Things were already looking promising, though, as the last book I read in 2010 was absolutely stellar - Ian McEwan's On Chesil Beach. And the thing is, I might so easily have never given this book a chance; indeed, I really don't know what inspired me to drop a decade-old prejudice against the man. You see, approximately 10 years ago, while I was in South Korea making lots of money and having nothing to spend it on except books (of which I bought many, many, many), I read McEwan's Amsterdam - and thought it was a huge pile of shit. I straight up loathed that book, although I can't remember why now.

In spite of this festering literary resentment, I somehow managed to pick up On Chesil Beach AND actually read it AND now it's one of my favourite books in recent memory! The writing is so gorgeous, it's unreal. McEwan's delicate and subtle insights into his characters' fears, desires, motivations, and pasts are both humbling and invigorating. There is not one wasted or imperfectly placed word here.

The novel takes place during the wedding night of young English couple Florence and Edward. It's 1962, they are very young, and they are absolutely unable to speak honestly with each other about anything at all.
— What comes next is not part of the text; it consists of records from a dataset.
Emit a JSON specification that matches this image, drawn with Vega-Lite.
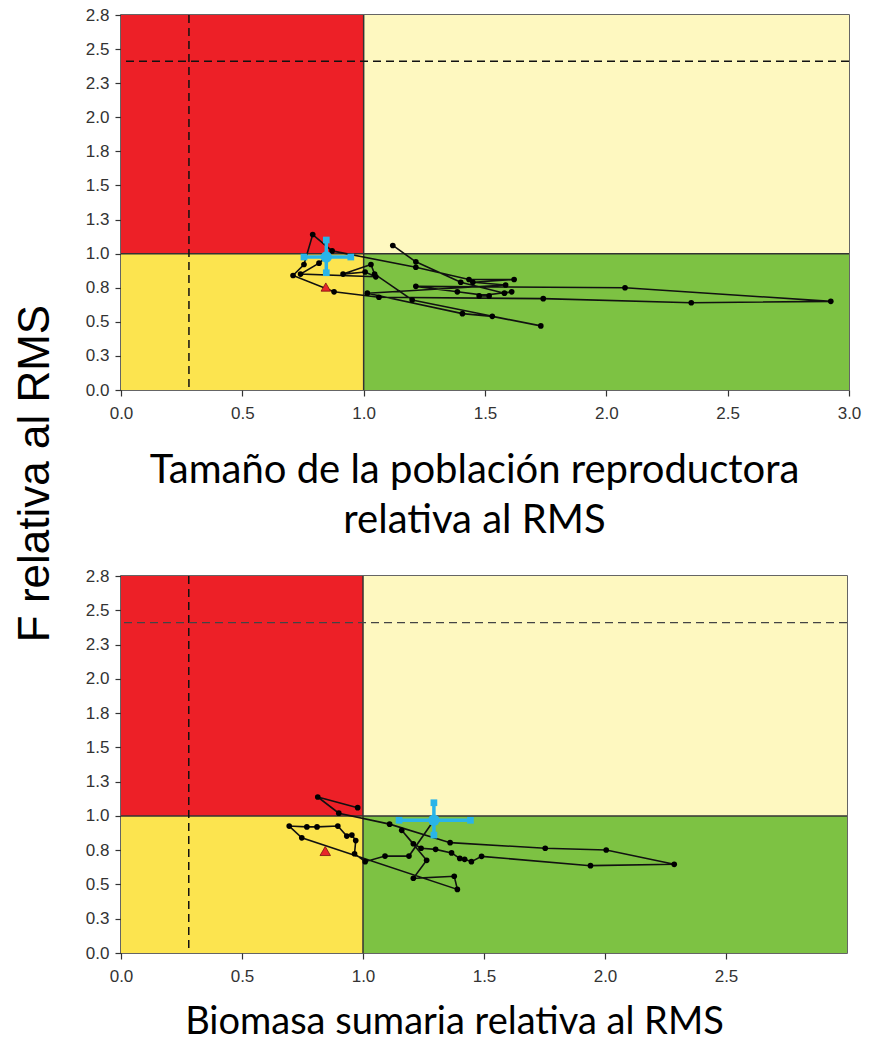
{
  "$schema": "https://vega.github.io/schema/vega-lite/v6.json",
  "padding": {"left": 13, "top": 5, "right": 0, "bottom": 0},
  "background": "white",
  "title": {"text": "F relativa al RMS", "orient": "left", "anchor": "middle", "font": "Liberation Sans", "fontSize": 44, "fontWeight": "normal", "color": "#000", "offset": 27, "dx": 50},
  "config": {
    "view": {"stroke": "#333", "strokeWidth": 1.5},
    "concat": {"spacing": 25},
    "axis": {"grid": false, "domain": false, "tickSize": 6, "tickColor": "#333", "tickWidth": 1.2, "labelFont": "Liberation Sans", "labelFontSize": 17, "labelColor": "#333", "labelPadding": 6, "labelFlush": false, "labelOverlap": false, "labelBound": false, "titleFont": "Lato", "titleFontSize": 40, "titleFontWeight": "normal", "titleColor": "#000", "titleLineHeight": 50},
    "axisX": {"labelPadding": 9}
  },
  "datasets": {
    "zones": [
      {"zone": "sobrepesca", "s": 0, "s2": 1, "f": 1, "f2": 2.75},
      {"zone": "pesca excesiva", "s": 1, "s2": 3, "f": 1, "f2": 2.75},
      {"zone": "sobreexplotado", "s": 0, "s2": 1, "f": 0, "f2": 1},
      {"zone": "sano", "s": 1, "s2": 3, "f": 0, "f2": 1}
    ],
    "refs": [{"lim_s": 0.28, "lim_f": 2.41, "rms": 1}],
    "traj1": [
      {"yr": 1, "s": 1.12, "f": 1.06}, {"yr": 2, "s": 1.215, "f": 0.94}, {"yr": 3, "s": 1.40, "f": 0.79},
      {"yr": 4, "s": 1.58, "f": 0.71}, {"yr": 5, "s": 1.61, "f": 0.72}, {"yr": 6, "s": 1.476, "f": 0.69},
      {"yr": 7, "s": 1.517, "f": 0.69}, {"yr": 8, "s": 1.386, "f": 0.72}, {"yr": 9, "s": 1.215, "f": 0.76},
      {"yr": 10, "s": 2.077, "f": 0.75}, {"yr": 11, "s": 2.925, "f": 0.65}, {"yr": 12, "s": 2.35, "f": 0.64},
      {"yr": 13, "s": 1.74, "f": 0.67}, {"yr": 14, "s": 1.063, "f": 0.68}, {"yr": 15, "s": 0.878, "f": 0.72},
      {"yr": 16, "s": 0.709, "f": 0.84}, {"yr": 17, "s": 0.754, "f": 0.92}, {"yr": 18, "s": 0.79, "f": 1.14},
      {"yr": 19, "s": 0.87, "f": 1.02}, {"yr": 20, "s": 1.215, "f": 0.90}, {"yr": 21, "s": 1.434, "f": 0.81},
      {"yr": 22, "s": 1.62, "f": 0.81}, {"yr": 23, "s": 1.45, "f": 0.79}, {"yr": 24, "s": 1.585, "f": 0.77},
      {"yr": 25, "s": 1.015, "f": 0.71}, {"yr": 26, "s": 1.407, "f": 0.56}, {"yr": 27, "s": 1.53, "f": 0.54},
      {"yr": 28, "s": 1.73, "f": 0.47}, {"yr": 29, "s": 1.20, "f": 0.66}, {"yr": 30, "s": 1.045, "f": 0.85},
      {"yr": 31, "s": 1.03, "f": 0.92}, {"yr": 32, "s": 0.915, "f": 0.85}, {"yr": 33, "s": 1.006, "f": 0.865},
      {"yr": 34, "s": 1.05, "f": 0.83}, {"yr": 35, "s": 0.74, "f": 0.85}, {"yr": 36, "s": 0.816, "f": 0.93},
      {"yr": 37, "s": 0.846, "f": 0.975}
    ],
    "traj2": [
      {"yr": 1, "s": 0.978, "f": 1.06}, {"yr": 2, "s": 0.813, "f": 1.138}, {"yr": 3, "s": 0.90, "f": 1.02},
      {"yr": 4, "s": 1.11, "f": 0.94}, {"yr": 5, "s": 1.36, "f": 0.805}, {"yr": 6, "s": 1.753, "f": 0.764},
      {"yr": 7, "s": 2.005, "f": 0.751}, {"yr": 8, "s": 2.286, "f": 0.647}, {"yr": 9, "s": 1.94, "f": 0.637},
      {"yr": 10, "s": 1.49, "f": 0.705}, {"yr": 11, "s": 1.448, "f": 0.666}, {"yr": 12, "s": 1.42, "f": 0.683},
      {"yr": 13, "s": 1.40, "f": 0.69}, {"yr": 14, "s": 1.366, "f": 0.73}, {"yr": 15, "s": 1.30, "f": 0.756},
      {"yr": 16, "s": 1.24, "f": 0.764}, {"yr": 17, "s": 1.208, "f": 0.797}, {"yr": 18, "s": 1.16, "f": 0.895},
      {"yr": 19, "s": 1.263, "f": 0.676}, {"yr": 20, "s": 1.208, "f": 0.545}, {"yr": 21, "s": 1.377, "f": 0.56},
      {"yr": 22, "s": 1.39, "f": 0.464}, {"yr": 23, "s": 0.747, "f": 0.84}, {"yr": 24, "s": 0.695, "f": 0.926},
      {"yr": 25, "s": 0.768, "f": 0.92}, {"yr": 26, "s": 0.81, "f": 0.92}, {"yr": 27, "s": 0.896, "f": 0.926},
      {"yr": 28, "s": 0.933, "f": 0.853}, {"yr": 29, "s": 0.954, "f": 0.86}, {"yr": 30, "s": 0.97, "f": 0.82},
      {"yr": 31, "s": 0.965, "f": 0.724}, {"yr": 32, "s": 1.009, "f": 0.666}, {"yr": 33, "s": 1.091, "f": 0.707},
      {"yr": 34, "s": 1.19, "f": 0.707}, {"yr": 35, "s": 1.293, "f": 0.968}
    ],
    "first1": [{"s": 0.844, "f": 0.755}],
    "first2": [{"s": 0.844, "f": 0.744}],
    "last1": [{"s": 0.846, "f": 0.975, "slo": 0.754, "shi": 0.947, "flo": 0.86, "fhi": 1.10}],
    "last2": [{"s": 1.293, "f": 0.968, "slo": 1.149, "shi": 1.444, "flo": 0.86, "fhi": 1.096}]
  },
  "vconcat": [
    {
      "width": 728,
      "height": 375,
      "layer": [
        {
          "data": {"name": "zones"},
          "mark": {"type": "rect"},
          "encoding": {
            "x": {"field": "s", "type": "quantitative", "scale": {"domain": [0, 3], "nice": false, "zero": false},
              "axis": {"values": [0, 0.5, 1, 1.5, 2, 2.5, 3], "tickCount": 20, "format": ".1f", "title": ["Tamaño de la población reproductora", "relativa al RMS"], "titlePadding": 29, "titleX": 353}},
            "x2": {"field": "s2"},
            "y": {"field": "f", "type": "quantitative", "scale": {"domain": [0, 2.75], "nice": false, "zero": false},
              "axis": {"values": [0, 0.25, 0.5, 0.75, 1, 1.25, 1.5, 1.75, 2, 2.25, 2.5, 2.75], "tickCount": 20, "format": ".1f", "title": ""}},
            "y2": {"field": "f2"},
            "color": {"field": "zone", "type": "nominal", "legend": null,
              "scale": {"domain": ["sobrepesca", "pesca excesiva", "sobreexplotado", "sano"], "range": ["#ED2027", "#FEF8C0", "#FCE44F", "#7DC243"]}}
          }
        },
        {"data": {"name": "refs"}, "mark": {"type": "rule", "color": "#333", "strokeWidth": 1.5}, "encoding": {"x": {"field": "rms", "type": "quantitative"}}},
        {"data": {"name": "refs"}, "mark": {"type": "rule", "color": "#333", "strokeWidth": 1.5}, "encoding": {"y": {"field": "rms", "type": "quantitative"}}},
        {"data": {"name": "refs"}, "mark": {"type": "rule", "color": "#111", "strokeWidth": 1.5, "strokeDash": [8, 5]}, "encoding": {"x": {"field": "lim_s", "type": "quantitative"}}},
        {"data": {"name": "refs"}, "mark": {"type": "rule", "color": "#111", "strokeWidth": 1.5, "strokeDash": [8, 5]}, "encoding": {"y": {"field": "lim_f", "type": "quantitative"}}},
        {"data": {"name": "traj1"}, "mark": {"type": "line", "color": "#111", "strokeWidth": 1.6},
          "encoding": {"x": {"field": "s", "type": "quantitative"}, "y": {"field": "f", "type": "quantitative"}, "order": {"field": "yr", "type": "quantitative"}}},
        {"data": {"name": "traj1"}, "mark": {"type": "point", "filled": true, "color": "#000", "size": 32, "opacity": 1},
          "encoding": {"x": {"field": "s", "type": "quantitative"}, "y": {"field": "f", "type": "quantitative"}}},
        {"data": {"name": "first1"}, "mark": {"type": "point", "shape": "triangle-up", "filled": true, "color": "#E8262A", "stroke": "#7a1010", "strokeWidth": 0.8, "size": 90, "opacity": 1},
          "encoding": {"x": {"field": "s", "type": "quantitative"}, "y": {"field": "f", "type": "quantitative"}}},
        {"data": {"name": "last1"}, "mark": {"type": "rule", "color": "#2AB4E8", "strokeWidth": 3.5},
          "encoding": {"x": {"field": "slo", "type": "quantitative"}, "x2": {"field": "shi"}, "y": {"field": "f", "type": "quantitative"}}},
        {"data": {"name": "last1"}, "mark": {"type": "rule", "color": "#2AB4E8", "strokeWidth": 3.5},
          "encoding": {"x": {"field": "s", "type": "quantitative"}, "y": {"field": "flo", "type": "quantitative"}, "y2": {"field": "fhi"}}},
        {"data": {"name": "last1"}, "mark": {"type": "point", "shape": "square", "filled": true, "color": "#2AB4E8", "size": 45, "opacity": 1},
          "encoding": {"x": {"field": "slo", "type": "quantitative"}, "y": {"field": "f", "type": "quantitative"}}},
        {"data": {"name": "last1"}, "mark": {"type": "point", "shape": "square", "filled": true, "color": "#2AB4E8", "size": 45, "opacity": 1},
          "encoding": {"x": {"field": "shi", "type": "quantitative"}, "y": {"field": "f", "type": "quantitative"}}},
        {"data": {"name": "last1"}, "mark": {"type": "point", "shape": "square", "filled": true, "color": "#2AB4E8", "size": 45, "opacity": 1},
          "encoding": {"x": {"field": "s", "type": "quantitative"}, "y": {"field": "flo", "type": "quantitative"}}},
        {"data": {"name": "last1"}, "mark": {"type": "point", "shape": "square", "filled": true, "color": "#2AB4E8", "size": 45, "opacity": 1},
          "encoding": {"x": {"field": "s", "type": "quantitative"}, "y": {"field": "fhi", "type": "quantitative"}}},
        {"data": {"name": "last1"}, "mark": {"type": "point", "shape": "circle", "filled": true, "color": "#2AB4E8", "size": 130, "opacity": 1},
          "encoding": {"x": {"field": "s", "type": "quantitative"}, "y": {"field": "f", "type": "quantitative"}}}
      ]
    },
    {
      "width": 726,
      "height": 377,
      "layer": [
        {
          "data": {"name": "zones"},
          "mark": {"type": "rect"},
          "encoding": {
            "x": {"field": "s", "type": "quantitative", "scale": {"domain": [0, 3], "nice": false, "zero": false},
              "axis": {"values": [0, 0.5, 1, 1.5, 2, 2.5], "tickCount": 20, "format": ".1f", "title": "Biomasa sumaria relativa al RMS", "titleFontSize": 38, "titleLineHeight": 40, "titlePadding": 19, "titleX": 333}},
            "x2": {"field": "s2"},
            "y": {"field": "f", "type": "quantitative", "scale": {"domain": [0, 2.75], "nice": false, "zero": false},
              "axis": {"values": [0, 0.25, 0.5, 0.75, 1, 1.25, 1.5, 1.75, 2, 2.25, 2.5, 2.75], "tickCount": 20, "format": ".1f", "title": ""}},
            "y2": {"field": "f2"},
            "color": {"field": "zone", "type": "nominal", "legend": null,
              "scale": {"domain": ["sobrepesca", "pesca excesiva", "sobreexplotado", "sano"], "range": ["#ED2027", "#FEF8C0", "#FCE44F", "#7DC243"]}}
          }
        },
        {"data": {"name": "refs"}, "mark": {"type": "rule", "color": "#333", "strokeWidth": 1.5}, "encoding": {"x": {"field": "rms", "type": "quantitative"}}},
        {"data": {"name": "refs"}, "mark": {"type": "rule", "color": "#333", "strokeWidth": 1.5}, "encoding": {"y": {"field": "rms", "type": "quantitative"}}},
        {"data": {"name": "refs"}, "mark": {"type": "rule", "color": "#111", "strokeWidth": 1.5, "strokeDash": [8, 5]}, "encoding": {"x": {"field": "lim_s", "type": "quantitative"}}},
        {"data": {"name": "refs"}, "mark": {"type": "rule", "color": "#444", "strokeWidth": 1.3, "strokeDash": [8, 5]}, "encoding": {"y": {"field": "lim_f", "type": "quantitative"}}},
        {"data": {"name": "traj2"}, "mark": {"type": "line", "color": "#111", "strokeWidth": 1.6},
          "encoding": {"x": {"field": "s", "type": "quantitative"}, "y": {"field": "f", "type": "quantitative"}, "order": {"field": "yr", "type": "quantitative"}}},
        {"data": {"name": "traj2"}, "mark": {"type": "point", "filled": true, "color": "#000", "size": 32, "opacity": 1},
          "encoding": {"x": {"field": "s", "type": "quantitative"}, "y": {"field": "f", "type": "quantitative"}}},
        {"data": {"name": "first2"}, "mark": {"type": "point", "shape": "triangle-up", "filled": true, "color": "#E8262A", "stroke": "#7a1010", "strokeWidth": 0.8, "size": 110, "opacity": 1},
          "encoding": {"x": {"field": "s", "type": "quantitative"}, "y": {"field": "f", "type": "quantitative"}}},
        {"data": {"name": "last2"}, "mark": {"type": "rule", "color": "#2AB4E8", "strokeWidth": 3.5},
          "encoding": {"x": {"field": "slo", "type": "quantitative"}, "x2": {"field": "shi"}, "y": {"field": "f", "type": "quantitative"}}},
        {"data": {"name": "last2"}, "mark": {"type": "rule", "color": "#2AB4E8", "strokeWidth": 3.5},
          "encoding": {"x": {"field": "s", "type": "quantitative"}, "y": {"field": "flo", "type": "quantitative"}, "y2": {"field": "fhi"}}},
        {"data": {"name": "last2"}, "mark": {"type": "point", "shape": "square", "filled": true, "color": "#2AB4E8", "size": 45, "opacity": 1},
          "encoding": {"x": {"field": "slo", "type": "quantitative"}, "y": {"field": "f", "type": "quantitative"}}},
        {"data": {"name": "last2"}, "mark": {"type": "point", "shape": "square", "filled": true, "color": "#2AB4E8", "size": 45, "opacity": 1},
          "encoding": {"x": {"field": "shi", "type": "quantitative"}, "y": {"field": "f", "type": "quantitative"}}},
        {"data": {"name": "last2"}, "mark": {"type": "point", "shape": "square", "filled": true, "color": "#2AB4E8", "size": 45, "opacity": 1},
          "encoding": {"x": {"field": "s", "type": "quantitative"}, "y": {"field": "flo", "type": "quantitative"}}},
        {"data": {"name": "last2"}, "mark": {"type": "point", "shape": "square", "filled": true, "color": "#2AB4E8", "size": 45, "opacity": 1},
          "encoding": {"x": {"field": "s", "type": "quantitative"}, "y": {"field": "fhi", "type": "quantitative"}}},
        {"data": {"name": "last2"}, "mark": {"type": "point", "shape": "circle", "filled": true, "color": "#2AB4E8", "size": 130, "opacity": 1},
          "encoding": {"x": {"field": "s", "type": "quantitative"}, "y": {"field": "f", "type": "quantitative"}}}
      ]
    }
  ]
}
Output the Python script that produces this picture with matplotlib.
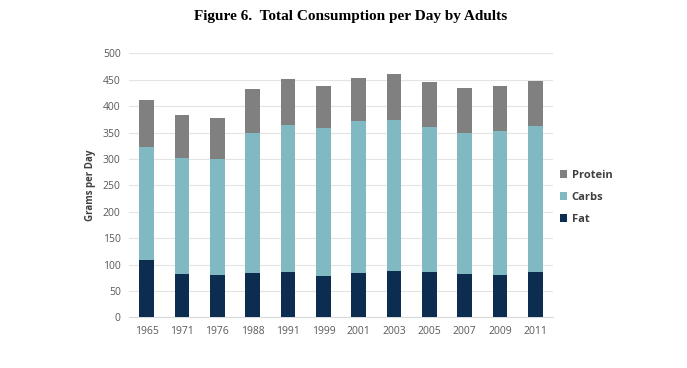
import numpy as np
import matplotlib.pyplot as plt

years = ['1965', '1971', '1976', '1988', '1991', '1999', '2001', '2003', '2005', '2007', '2009', '2011']
fat = [108, 82, 81, 83, 86, 78, 83, 87, 85, 82, 80, 85]
carbs = [214, 220, 219, 266, 278, 280, 288, 287, 275, 268, 272, 277]
protein = [90, 81, 77, 83, 88, 81, 83, 86, 86, 84, 86, 86]

fat_color = '#0c2d50'
carb_color = '#80b9c1'
prot_color = '#808080'
tick_color = '#595959'

fig = plt.figure(figsize=(6.87, 3.68), dpi=100)
ax = fig.add_axes([0.1878, 0.1378, 0.6172, 0.7172])

x = np.arange(len(years))
w = 0.42
fat_arr = np.array(fat)
carb_arr = np.array(carbs)
ax.bar(x, fat_arr, w, color=fat_color, label='Fat', zorder=3)
ax.bar(x, carb_arr, w, bottom=fat_arr, color=carb_color, label='Carbs', zorder=3)
ax.bar(x, protein, w, bottom=fat_arr + carb_arr, color=prot_color, label='Protein', zorder=3)

ax.set_xlim(-0.5, len(years) - 0.5)
ax.set_ylim(0, 500)
ax.set_yticks(range(0, 501, 50))
ax.set_xticks(x)
ax.set_xticklabels(years)
ax.grid(axis='y', color='#e4e4e4', linewidth=0.8, zorder=0)
for s in ['top', 'right', 'left']:
    ax.spines[s].set_visible(False)
ax.spines['bottom'].set_color('#d9d9d9')
ax.tick_params(length=0, labelsize=7.5, colors=tick_color, pad=6)
for lab in ax.get_xticklabels() + ax.get_yticklabels():
    lab.set_family('Open Sans')

ax.set_ylabel('Grams per Day', fontsize=7, fontweight='bold', color='#404040',
              family='Open Sans', labelpad=5)

handles, labels = ax.get_legend_handles_labels()
leg = fig.legend(handles[::-1], labels[::-1], loc='center left', bbox_to_anchor=(0.8, 0.463),
                 frameon=False, handlelength=0.7, handleheight=0.7,
                 handletextpad=0.4, labelspacing=1.0,
                 prop={'family': 'Open Sans', 'weight': 'bold', 'size': 8})
for t in leg.get_texts():
    t.set_color('#404040')

fig.text(0.51, 0.955, 'Figure 6.  Total Consumption per Day by Adults', ha='center', va='center',
         fontsize=11, fontweight='bold', family='Liberation Serif')

fig.savefig('out.png', dpi=100)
Every topic of importance is a no fly zone for them, buried in personal, cultural, and historical anxieties and misapprehensions. Through these layers, they flounder painfully in their attempts to consummate their marriage both physically and emotionally. And it seems so sweetly possible, in the beginning:
And they had so many plans, giddy plans, heaped up before them in the misty future, as richly tangled as the summer flora on the Dorset coast, and as beautiful. Where and how they would live, who their close friends would be, his job with her father's firm, her musical career and what to do with the money her father had given her, and how they would not be like other people, at least, not inwardly. This was still the era - it would end later in that famous decade - when to be young was a social encumbrance, a mark of irrelevance, a faintly embarrassing condition for which marriage was the beginning of a cure. Almost strangers, they stood, strangely together, on a new pinnacle of existence, gleeful that their new status promised to promote them out of their endless youth... (pp. 5-6)
They soon discover, however, that nothing can possibly be this simple, and as the night of their honeymoon wears on, they begin for the first time to understand how mired in their various histories they really are, and how impossible that makes a true meeting for them.

I read this novel in one sitting. I really couldn't look away from McEwan's excruciating and gorgeous discovery of Florence's and Edward's personalities, and their newborn marriage together. It reminded me that good writing is my primary concern with literature - that nothing, next to nothing, or nothing that interests me can be happening plot-wise as long as the writing takes my breath away. And that doesn't happen very damned often, so you can be sure that I'll be reading more McEwan this year.